Raúl Álvarez en el MNBA hasta el 30/09

Observar una foto e imaginarse los dos ojos que debieron estar detrás del lente que la captó, es un ejercicio que pocos hacen. El proceso de creación en un artista como el fotógrafo, pienso, recae en la capacidad de seleccionar una escena de todo el espectro y, con ella, poder comunicar. Que la subjetividad que el fotógrafo plasma en su creación no se quede sólo en el manejo de la técnica (luces, ángulos, distancias, entre otros). Que la fotografía, como dice el fotógrafo Juan Domingo Marinello, sea una proyección de la personalidad de su propio autor.

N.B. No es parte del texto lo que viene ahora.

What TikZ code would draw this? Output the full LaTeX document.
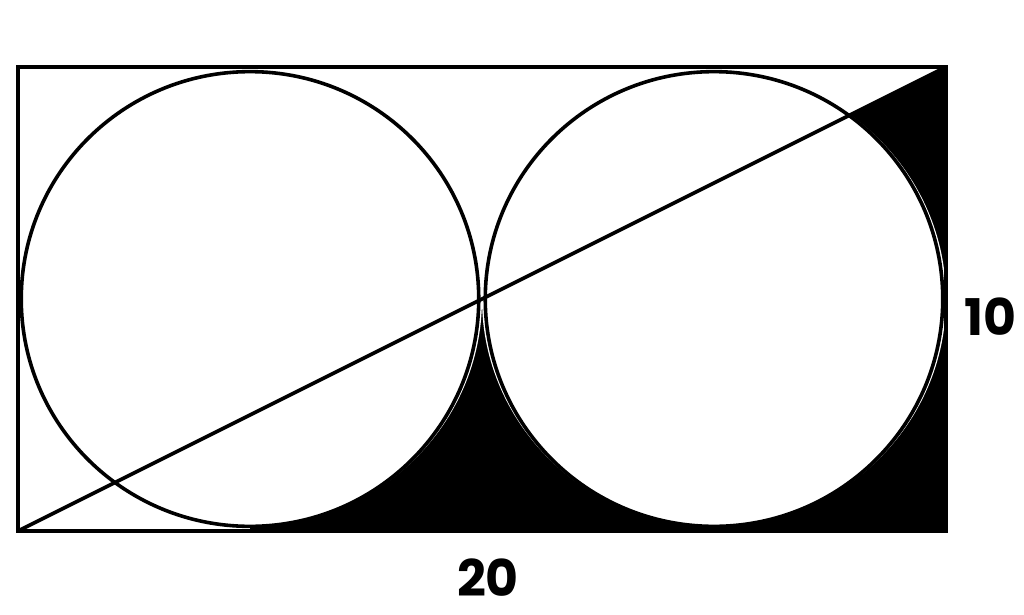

Es esta misma reflexión -la de la pertenencia entre lo fotografiado y la del momento histórico que está viviendo el sujeto tras bambalinas- la que vuelve valioso el trabajo de Raúl Álvarez. El fotógrafo chileno no sólo le hizo el frente a la compleja tecnología fotográfica de años 50, si no supo hacer de sus trabajos un fiel testimonio de sus vivencias. Porque como no existe la imparcialidad en el testimonio escrito de nuestro pasado histórico, tampoco la existe en el registro gráfico. Hay personas detrás del lente que quisieron abrirnos los ojos y ponernos alerta de algo en específico. Que quisieron hablarnos con una foto y que nosotros debemos aprender a escuchar.

Es así como el fotoperiodismo se convierte en la proyección de un momento, lugar y espacio, desde los ojos de una persona conciente de la fugacidad del tiempo. Ser el testimonio visible de un momento en la historia de la humanidad y así asegurarse de su subsistencia, fueron las primeras promesas que hizo al mundo este arte. Promesas que por lo menos Álvarez, supo cómo cumplir.

Violeta Parra. Fotografia captada por Raúl Álvarez en diciembre de 1966.